In Ahn et al. (2017), at their optimum point, their Y_{1} value was 190.1 and their Y_{2} value was −25.94±0.06, whereas, at our predicted optimum point, the predicted Y_{1} was 183.4 and the predicted Y_{2} was 30.93. We can see that our predicted minimum of Y_{1} is smaller than their observed Y_{1}, and our predicted maximum of Y_{2} is greater than their observed Y_{2}. Their optimum conditions for their multi-response optimization were F_{1}=speed of primary homogenization (rpm)=5,000 and F_{2}=concentration of emulsifier (%)=0.2071, whereas our optimum conditions are F_{1}=5,000 and F_{2}=0.295. We can see that our predicted combination of optimum factor levels is different from theirs. A validation experiment will be needed to verify the result of multi-response optimization obtained by the method proposed in this article.

## Conclusion

This article suggests the use of the heterogeneous third-order model for better modeling and a modified desirability function technique for multi-response optimization. The heterogeneous third-order model can be used when (1) the experimental design is a two-factor central composite design having −1, 0, and 1 as the coded levels of factors, and (2) a second-order model fails to provide a good fit for the data.
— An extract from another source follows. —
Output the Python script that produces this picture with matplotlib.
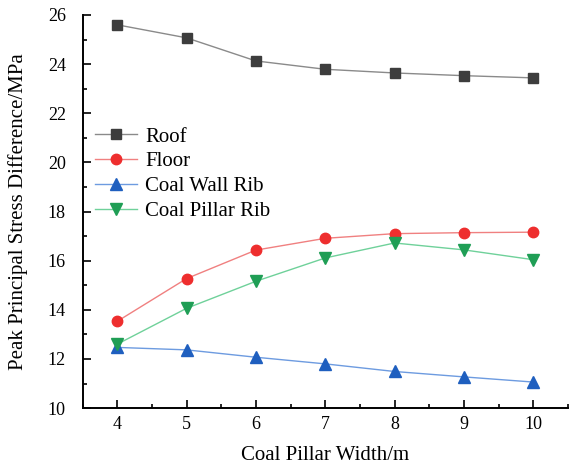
import matplotlib.pyplot as plt
from matplotlib.ticker import MultipleLocator

plt.rcParams['font.family'] = ['Liberation Serif', 'DejaVu Serif']

width = [4, 5, 6, 7, 8, 9, 10]
roof = [25.60, 25.07, 24.13, 23.79, 23.64, 23.53, 23.44]
floor = [13.53, 15.27, 16.43, 16.91, 17.10, 17.14, 17.16]
wall_rib = [12.47, 12.37, 12.07, 11.80, 11.49, 11.27, 11.06]
pillar_rib = [12.60, 14.06, 15.16, 16.11, 16.72, 16.44, 16.04]

series = [
    ("Roof", roof, "s", "#3d3d3d", "#8a8a8a", 7),
    ("Floor", floor, "o", "#ee2e2e", "#f08080", 7.5),
    ("Coal Wall Rib", wall_rib, "^", "#1f5fbf", "#6d9be0", 8),
    ("Coal Pillar Rib", pillar_rib, "v", "#1f9e55", "#6fd19a", 8),
]

fig = plt.figure(figsize=(5.69, 4.68), dpi=100)
ax = fig.add_axes([0.145, 0.128, 0.853, 0.84])

for label, vals, mk, mcol, lcol, ms in series:
    ax.plot(width, vals, color=lcol, lw=1.0, marker=mk, ms=ms,
            markerfacecolor=mcol, markeredgecolor=mcol, label=label)

ax.set_xlim(3.5, 10.5)
ax.set_ylim(10, 26)
ax.xaxis.set_major_locator(MultipleLocator(1))
ax.xaxis.set_minor_locator(MultipleLocator(0.5))
ax.yaxis.set_major_locator(MultipleLocator(2))
ax.yaxis.set_minor_locator(MultipleLocator(1))
ax.tick_params(which='both', direction='in', labelsize=13, width=1.2)
ax.tick_params(which='major', length=6)
ax.tick_params(which='minor', length=3)
ax.tick_params(axis='x', pad=6)
ax.tick_params(axis='y', pad=12)
for s in ['top', 'right']:
    ax.spines[s].set_visible(False)
for s in ['left', 'bottom']:
    ax.spines[s].set_linewidth(1.4)

ax.set_xlabel("Coal Pillar Width/m", fontsize=15, labelpad=9)
ax.set_ylabel("Peak Principal Stress Difference/MPa", fontsize=15, labelpad=14)

ax.legend(loc='upper left', bbox_to_anchor=(0.0, 0.747), frameon=False,
          fontsize=15, handlelength=2.0, handletextpad=0.4,
          labelspacing=0.25, borderpad=0.2, borderaxespad=0.4)

fig.savefig("out.png", dpi=100)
How to construct the heterogeneous third-order model is to use X_{1}, X_{2}, X_{1}^{2}, X_{2}^{2}, X_{1}X_{2}, X_{1}^{2}X_{2}, and X_{1}X_{2}^{2} as model terms. A modified desirability function technique first defines a desirability function for each response according to each optimization objective, and then finds out the combination of factor levels that maximizes the geometric mean of the values from desirability functions for multiple responses. An illustrative new analysis of the data from a previous research has produced statistical models with better fits and optimization results with better predictions. This suggestion is expected to help enhance the quality of response surface analyses of the experiments in food science of animal resources.